WHAT THE TASK REQUIRES: Leave out all pictures. Return exactly the lines from the top of the material through the line containing "(recO) -- (recTape);".

++++++++

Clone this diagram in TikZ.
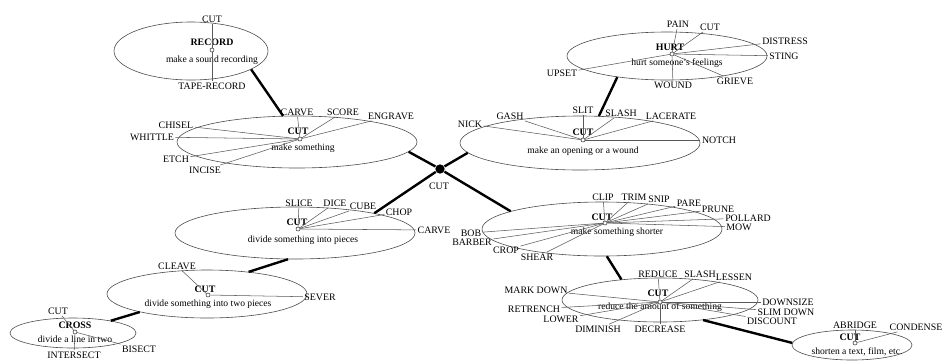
\documentclass[tikz,border=0pt]{standalone}
\usepackage{fontspec}
\setmainfont{Liberation Serif}
\usetikzlibrary{shapes.geometric}

\tikzset{every picture/.style={line width=0.75pt}}

\begin{document}
\begin{tikzpicture}[x=0.75pt,y=0.75pt,yscale=-1,xscale=1,
	sense/.style={ellipse,draw=black!70,line width=0.45pt,inner sep=0pt},
	dot/.style={circle,draw=black!80,line width=0.4pt,inner sep=0pt,minimum size=3pt},
	hub/.style={circle,fill=black,inner sep=0pt,minimum size=7pt},
	lbl/.style={inner sep=0.8pt,font=\fontsize{7.4}{8}\selectfont},
	head/.style={inner sep=0pt,font=\fontsize{7.4}{8}\selectfont\bfseries},
	gloss/.style={inner sep=0pt,font=\fontsize{7.2}{8}\selectfont},
	spoke/.style={draw=black!65,line width=0.4pt},
	link/.style={line width=1.8pt}]
	\useasboundingbox (0,0) rectangle (945,362);

	%Shape: Ellipse [RECORD]
	\node [sense,minimum width=115.5pt,minimum height=43.5pt] (rec) at (191,51) {};
	\node [dot] (recO) at (212,50) {};
	% Text Node
	\node [head] (recHd) at (212,42) {RECORD};
	% Text Node
	\node [gloss] (recGl) at (212,60) {make a sound recording};
	% Text Node
	\node [lbl] (recCut) at (212,19) {CUT};
	% Text Node
	\node [lbl] (recTape) at (212,86) {TAPE-RECORD};
	\draw [spoke] (recO) -- (recCut);
	\draw [spoke] (recO) -- (recTape);

	%Shape: Ellipse [make something]
	\node [sense,minimum width=180pt,minimum height=39pt] (make) at (297,142) {};
	\node [dot] (makeO) at (300,139) {};
	% Text Node
	\node [head] (makeHd) at (298,131) {CUT};
	% Text Node
	\node [gloss] (makeGl) at (303,148) {make something};
	% Text Node
	\node [lbl] (makeCarve) at (297,112) {CARVE};
	% Text Node
	\node [lbl] (makeScore) at (343,112) {SCORE};
	% Text Node
	\node [lbl] (makeEngrave) at (391,116) {ENGRAVE};
	% Text Node
	\node [lbl] (makeChisel) at (176,125) {CHISEL};
	% Text Node
	\node [lbl] (makeWhittle) at (152,137) {WHITTLE};
	% Text Node
	\node [lbl] (makeEtch) at (176,159) {ETCH};
	% Text Node
	\node [lbl] (makeIncise) at (205,170) {INCISE};
	\draw [spoke] (makeO) -- (makeCarve);
	\draw [spoke] (makeO) -- (makeScore);
	\draw [spoke] (makeO) -- (makeEngrave);
	\draw [spoke] (makeO) -- (makeChisel);
	\draw [spoke] (makeO) -- (makeWhittle);
	\draw [spoke] (makeO) -- (makeEtch);
	\draw [spoke] (makeO) -- (makeIncise);

	%Shape: Ellipse [opening or wound]
	\node [sense,minimum width=180pt,minimum height=40.5pt] (open) at (580,143) {};
	\node [dot] (openO) at (583,140) {};
	% Text Node
	\node [head] (openHd) at (583,132) {CUT};
	% Text Node
	\node [gloss] (openGl) at (583,151) {make an opening or a wound};
	% Text Node
	\node [lbl] (openSlit) at (583,110) {SLIT};
	% Text Node
	\node [lbl] (openSlash) at (621,113) {SLASH};
	% Text Node
	\node [lbl] (openLacerate) at (671,116) {LACERATE};
	% Text Node
	\node [lbl] (openGash) at (510,116) {GASH};
	% Text Node
	\node [lbl] (openNick) at (470,124) {NICK};
	% Text Node
	\node [lbl] (openNotch) at (719,140) {NOTCH};
	\draw [spoke] (openO) -- (openSlit);
	\draw [spoke] (openO) -- (openSlash);
	\draw [spoke] (openO) -- (openLacerate);
	\draw [spoke] (openO) -- (openGash);
	\draw [spoke] (openO) -- (openNick);
	\draw [spoke] (openO) -- (openNotch);

	%Shape: Ellipse [HURT]
	\node [sense,minimum width=150pt,minimum height=36pt] (hurt) at (667,56) {};
	\node [dot] (hurtO) at (672,54) {};
	% Text Node
	\node [head] (hurtHd) at (670,47) {HURT};
	% Text Node
	\node [gloss] (hurtGl) at (677,63) {hurt someone's feelings};
	% Text Node
	\node [lbl] (hurtPain) at (678,24) {PAIN};
	% Text Node
	\node [lbl] (hurtCut) at (710,27) {CUT};
	% Text Node
	\node [lbl] (hurtDistress) at (785,41) {DISTRESS};
	% Text Node
	\node [lbl] (hurtSting) at (784,56) {STING};
	% Text Node
	\node [lbl] (hurtUpset) at (562,73) {UPSET};
	% Text Node
	\node [lbl] (hurtWound) at (673,85) {WOUND};
	% Text Node
	\node [lbl] (hurtGrieve) at (735,81) {GRIEVE};
	\draw [spoke] (hurtO) -- (hurtPain);
	\draw [spoke] (hurtO) -- (hurtCut);
	\draw [spoke] (hurtO) -- (hurtDistress);
	\draw [spoke] (hurtO) -- (hurtSting);
	\draw [spoke] (hurtO) -- (hurtUpset);
	\draw [spoke] (hurtO) -- (hurtWound);
	\draw [spoke] (hurtO) -- (hurtGrieve);

	%Shape: Ellipse [pieces]
	\node [sense,minimum width=180pt,minimum height=39pt] (pieces) at (295,233) {};
	\node [dot] (piecesO) at (298,229) {};
	% Text Node
	\node [head] (piecesHd) at (297,222) {CUT};
	% Text Node
	\node [gloss] (piecesGl) at (303,240) {divide something into pieces};
	% Text Node
	\node [lbl] (piecesSlice) at (299,203) {SLICE};
	% Text Node
	\node [lbl] (piecesDice) at (335,203) {DICE};
	% Text Node
	\node [lbl] (piecesCube) at (363,206) {CUBE};
	% Text Node
	\node [lbl] (piecesChop) at (399,212) {CHOP};
	% Text Node
	\node [lbl] (piecesCarve) at (434,230) {CARVE};
	\draw [spoke] (piecesO) -- (piecesSlice);
	\draw [spoke] (piecesO) -- (piecesDice);
	\draw [spoke] (piecesO) -- (piecesCube);
	\draw [spoke] (piecesO) -- (piecesChop);
	\draw [spoke] (piecesO) -- (piecesCarve);

	%Shape: Ellipse [shorter]
	\node [sense,minimum width=180pt,minimum height=40.5pt] (short) at (602,229) {};
	\node [dot] (shortO) at (605,223) {};
	% Text Node
	\node [head] (shortHd) at (602,217) {CUT};
	% Text Node
	\node [gloss] (shortGl) at (617,232) {make something shorter};
	% Text Node
	\node [lbl] (shortClip) at (603,197) {CLIP};
	% Text Node
	\node [lbl] (shortTrim) at (634,197) {TRIM};
	% Text Node
	\node [lbl] (shortSnip) at (659,199) {SNIP};
	% Text Node
	\node [lbl] (shortPare) at (689,203) {PARE};
	% Text Node
	\node [lbl] (shortPrune) at (718,209) {PRUNE};
	% Text Node
	\node [lbl] (shortPollard) at (748,218) {POLLARD};
	% Text Node
	\node [lbl] (shortMow) at (739,227) {MOW};
	% Text Node
	\node [lbl] (shortBob) at (471,233) {BOB};
	% Text Node
	\node [lbl] (shortBarber) at (472,242) {BARBER};
	% Text Node
	\node [lbl] (shortCrop) at (506,250) {CROP};
	% Text Node
	\node [lbl] (shortShear) at (537,257) {SHEAR};
	\draw [spoke] (shortO) -- (shortClip);
	\draw [spoke] (shortO) -- (shortTrim);
	\draw [spoke] (shortO) -- (shortSnip);
	\draw [spoke] (shortO) -- (shortPare);
	\draw [spoke] (shortO) -- (shortPrune);
	\draw [spoke] (shortO) -- (shortPollard);
	\draw [spoke] (shortO) -- (shortMow);
	\draw [spoke] (shortO) -- (shortBob);
	\draw [spoke] (shortO) -- (shortBarber);
	\draw [spoke] (shortO) -- (shortCrop);
	\draw [spoke] (shortO) -- (shortShear);

	%Shape: Ellipse [reduce]
	\node [sense,minimum width=147pt,minimum height=33pt] (reduce) at (660,300) {};
	\node [dot] (reduceO) at (660,302) {};
	% Text Node
	\node [head] (reduceHd) at (658,293) {CUT};
	% Text Node
	\node [gloss] (reduceGl) at (660,307) {reduce the amount of something};
	% Text Node
	\node [lbl] (reduceReduce) at (658,274) {REDUCE};
	% Text Node
	\node [lbl] (reduceSlash) at (700,274) {SLASH};
	% Text Node
	\node [lbl] (reduceLessen) at (734,277) {LESSEN};
	% Text Node
	\node [lbl] (reduceMark) at (536,290) {MARK DOWN};
	% Text Node
	\node [lbl] (reduceRetrench) at (534,309) {RETRENCH};
	% Text Node
	\node [lbl] (reduceLower) at (561,319) {LOWER};
	% Text Node
	\node [lbl] (reduceDiminish) at (598,329) {DIMINISH};
	% Text Node
	\node [lbl] (reduceDecrease) at (660,329) {DECREASE};
	% Text Node
	\node [lbl] (reduceDownsize) at (788,302) {DOWNSIZE};
	% Text Node
	\node [lbl] (reduceSlim) at (786,312) {SLIM DOWN};
	% Text Node
	\node [lbl] (reduceDiscount) at (772,321) {DISCOUNT};
	\draw [spoke] (reduceO) -- (reduceReduce);
	\draw [spoke] (reduceO) -- (reduceSlash);
	\draw [spoke] (reduceO) -- (reduceLessen);
	\draw [spoke] (reduceO) -- (reduceMark);
	\draw [spoke] (reduceO) -- (reduceRetrench);
	\draw [spoke] (reduceO) -- (reduceLower);
	\draw [spoke] (reduceO) -- (reduceDiminish);
	\draw [spoke] (reduceO) -- (reduceDecrease);
	\draw [spoke] (reduceO) -- (reduceDownsize);
	\draw [spoke] (reduceO) -- (reduceSlim);
	\draw [spoke] (reduceO) -- (reduceDiscount);

	%Shape: Ellipse [two pieces]
	\node [sense,minimum width=150pt,minimum height=36pt] (two) at (207,294) {};
	\node [dot] (twoO) at (208,295) {};
	% Text Node
	\node [head] (twoHd) at (205,289) {CUT};
	% Text Node
	\node [gloss] (twoGl) at (208,304) {divide something into two pieces};
	% Text Node
	\node [lbl] (twoCleave) at (177,266) {CLEAVE};
	% Text Node
	\node [lbl] (twoSever) at (320,297) {SEVER};
	\draw [spoke] (twoO) -- (twoCleave);
	\draw [spoke] (twoO) -- (twoSever);

	%Shape: Ellipse [text, film]
	\node [sense,minimum width=90pt,minimum height=22.5pt] (text) at (852,345) {};
	\node [dot] (textO) at (855,343) {};
	% Text Node
	\node [head] (textHd) at (850,337) {CUT};
	% Text Node
	\node [gloss] (textGl) at (857,352) {shorten a text, film, etc.};
	% Text Node
	\node [lbl] (textAbridge) at (855,325) {ABRIDGE};
	% Text Node
	\node [lbl] (textCondense) at (916,327) {CONDENSE};
	\draw [spoke] (textO) -- (textAbridge);
	\draw [spoke] (textO) -- (textCondense);

	%Shape: Ellipse [CROSS]
	\node [sense,minimum width=94.5pt,minimum height=22.5pt] (cross) at (73,333) {};
	\node [dot] (crossO) at (75,332) {};
	% Text Node
	\node [head] (crossHd) at (75,325) {CROSS};
	% Text Node
	\node [gloss] (crossGl) at (75,339) {divide a line in two};
	% Text Node
	\node [lbl] (crossCut) at (58,311) {CUT};
	% Text Node
	\node [lbl] (crossIntersect) at (74,355) {INTERSECT};
	% Text Node
	\node [lbl] (crossBisect) at (139,349) {BISECT};
	\draw [spoke] (crossO) -- (crossCut);
	\draw [spoke] (crossO) -- (crossIntersect);
	\draw [spoke] (crossO) -- (crossBisect);

	% central word and its links
	\node [hub] (cut) at (440,169) {};
	% Text Node
	\node [lbl] (cutLbl) at (439,186) {CUT};
	\draw [link] (cut) -- (make.-5);
	\draw [link] (cut) -- (open.185);
	\draw [link] (cut) -- (pieces.14);
	\draw [link] (cut) -- (short.169);
	\draw [link] (rec.-17) -- (make.118);
	\draw [link] (hurt.203) -- (open.55);
	\draw [link] (short.-80) -- (reduce.152);
	\draw [link] (reduce.-25) -- (text.178);
	\draw [link] (pieces.255) -- (two.28);
	\draw [link] (two.195) -- (cross.18);

\end{tikzpicture}
\end{document}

++++++++

ANSWER IN FULL:
Clone this diagram in TikZ.
\documentclass[tikz,border=0pt]{standalone}
\usepackage{fontspec}
\setmainfont{Liberation Serif}
\usetikzlibrary{shapes.geometric}

\tikzset{every picture/.style={line width=0.75pt}}

\begin{document}
\begin{tikzpicture}[x=0.75pt,y=0.75pt,yscale=-1,xscale=1,
	sense/.style={ellipse,draw=black!70,line width=0.45pt,inner sep=0pt},
	dot/.style={circle,draw=black!80,line width=0.4pt,inner sep=0pt,minimum size=3pt},
	hub/.style={circle,fill=black,inner sep=0pt,minimum size=7pt},
	lbl/.style={inner sep=0.8pt,font=\fontsize{7.4}{8}\selectfont},
	head/.style={inner sep=0pt,font=\fontsize{7.4}{8}\selectfont\bfseries},
	gloss/.style={inner sep=0pt,font=\fontsize{7.2}{8}\selectfont},
	spoke/.style={draw=black!65,line width=0.4pt},
	link/.style={line width=1.8pt}]
	\useasboundingbox (0,0) rectangle (945,362);

	%Shape: Ellipse [RECORD]
	\node [sense,minimum width=115.5pt,minimum height=43.5pt] (rec) at (191,51) {};
	\node [dot] (recO) at (212,50) {};
	% Text Node
	\node [head] (recHd) at (212,42) {RECORD};
	% Text Node
	\node [gloss] (recGl) at (212,60) {make a sound recording};
	% Text Node
	\node [lbl] (recCut) at (212,19) {CUT};
	% Text Node
	\node [lbl] (recTape) at (212,86) {TAPE-RECORD};
	\draw [spoke] (recO) -- (recCut);
	\draw [spoke] (recO) -- (recTape);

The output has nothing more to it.